==== DATA SECTION ====

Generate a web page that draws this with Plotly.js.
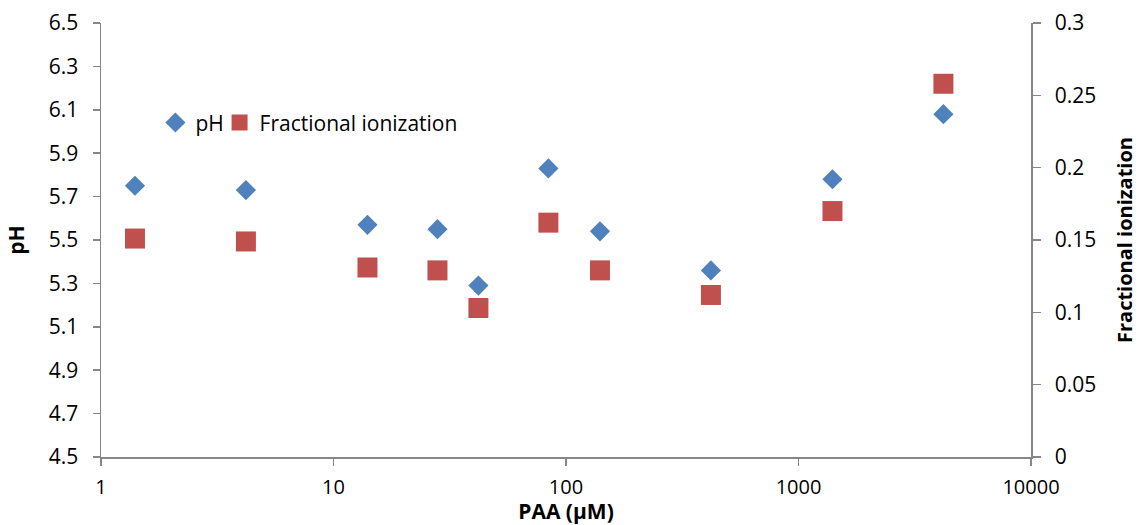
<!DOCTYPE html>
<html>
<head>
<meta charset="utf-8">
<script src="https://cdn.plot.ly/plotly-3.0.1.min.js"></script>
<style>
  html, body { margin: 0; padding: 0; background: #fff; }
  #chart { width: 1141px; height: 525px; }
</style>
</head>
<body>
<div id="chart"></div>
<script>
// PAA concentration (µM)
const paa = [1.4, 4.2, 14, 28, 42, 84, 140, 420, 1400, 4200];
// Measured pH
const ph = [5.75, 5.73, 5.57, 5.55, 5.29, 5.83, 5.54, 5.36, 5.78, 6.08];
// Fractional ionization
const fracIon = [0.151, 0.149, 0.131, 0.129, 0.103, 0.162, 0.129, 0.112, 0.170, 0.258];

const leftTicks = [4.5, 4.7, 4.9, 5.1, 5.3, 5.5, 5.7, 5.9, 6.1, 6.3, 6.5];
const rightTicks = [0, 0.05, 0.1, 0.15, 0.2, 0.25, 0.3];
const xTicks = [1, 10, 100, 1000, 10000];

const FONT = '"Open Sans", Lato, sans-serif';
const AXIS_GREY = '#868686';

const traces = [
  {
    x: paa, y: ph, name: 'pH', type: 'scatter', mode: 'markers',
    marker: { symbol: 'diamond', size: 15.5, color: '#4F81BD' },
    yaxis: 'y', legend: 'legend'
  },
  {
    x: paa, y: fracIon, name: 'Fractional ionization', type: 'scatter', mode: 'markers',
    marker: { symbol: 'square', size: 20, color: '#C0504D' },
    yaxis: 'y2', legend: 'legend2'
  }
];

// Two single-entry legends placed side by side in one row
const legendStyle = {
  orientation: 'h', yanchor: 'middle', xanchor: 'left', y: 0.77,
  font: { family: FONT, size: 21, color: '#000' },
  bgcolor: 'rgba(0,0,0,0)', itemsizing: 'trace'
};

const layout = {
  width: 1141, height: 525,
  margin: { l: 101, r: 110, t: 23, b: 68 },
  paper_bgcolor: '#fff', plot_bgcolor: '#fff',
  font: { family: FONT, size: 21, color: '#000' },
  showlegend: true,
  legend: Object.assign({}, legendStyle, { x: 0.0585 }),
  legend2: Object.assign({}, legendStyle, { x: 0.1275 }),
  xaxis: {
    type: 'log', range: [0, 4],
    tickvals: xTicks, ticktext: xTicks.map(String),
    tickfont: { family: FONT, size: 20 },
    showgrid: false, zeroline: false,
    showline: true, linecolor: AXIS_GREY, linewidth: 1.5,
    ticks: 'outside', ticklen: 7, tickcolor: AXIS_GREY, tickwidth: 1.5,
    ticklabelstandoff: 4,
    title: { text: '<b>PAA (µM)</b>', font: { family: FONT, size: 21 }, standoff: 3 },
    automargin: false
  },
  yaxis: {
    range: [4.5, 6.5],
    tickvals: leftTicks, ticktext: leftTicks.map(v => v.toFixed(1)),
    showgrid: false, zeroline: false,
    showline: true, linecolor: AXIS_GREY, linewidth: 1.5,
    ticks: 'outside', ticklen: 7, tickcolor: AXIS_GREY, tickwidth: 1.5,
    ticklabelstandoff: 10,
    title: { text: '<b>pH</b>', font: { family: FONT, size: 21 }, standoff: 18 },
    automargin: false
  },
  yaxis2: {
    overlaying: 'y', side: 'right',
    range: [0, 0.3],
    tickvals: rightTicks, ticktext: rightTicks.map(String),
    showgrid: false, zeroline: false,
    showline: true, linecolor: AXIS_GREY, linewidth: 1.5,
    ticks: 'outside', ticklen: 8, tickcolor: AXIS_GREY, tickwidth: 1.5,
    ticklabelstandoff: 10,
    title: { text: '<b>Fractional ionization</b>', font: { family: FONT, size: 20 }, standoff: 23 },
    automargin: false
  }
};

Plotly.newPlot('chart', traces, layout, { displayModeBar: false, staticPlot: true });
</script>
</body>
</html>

====

_SHORT TASK_: Leave out the pictures, then repeat the listing above exactly from its first line to the line with "0.112, 0.170, 0.258];", inclusive.

_FINISHED TASK_:
Generate a web page that draws this with Plotly.js.
<!DOCTYPE html>
<html>
<head>
<meta charset="utf-8">
<script src="https://cdn.plot.ly/plotly-3.0.1.min.js"></script>
<style>
  html, body { margin: 0; padding: 0; background: #fff; }
  #chart { width: 1141px; height: 525px; }
</style>
</head>
<body>
<div id="chart"></div>
<script>
// PAA concentration (µM)
const paa = [1.4, 4.2, 14, 28, 42, 84, 140, 420, 1400, 4200];
// Measured pH
const ph = [5.75, 5.73, 5.57, 5.55, 5.29, 5.83, 5.54, 5.36, 5.78, 6.08];
// Fractional ionization
const fracIon = [0.151, 0.149, 0.131, 0.129, 0.103, 0.162, 0.129, 0.112, 0.170, 0.258];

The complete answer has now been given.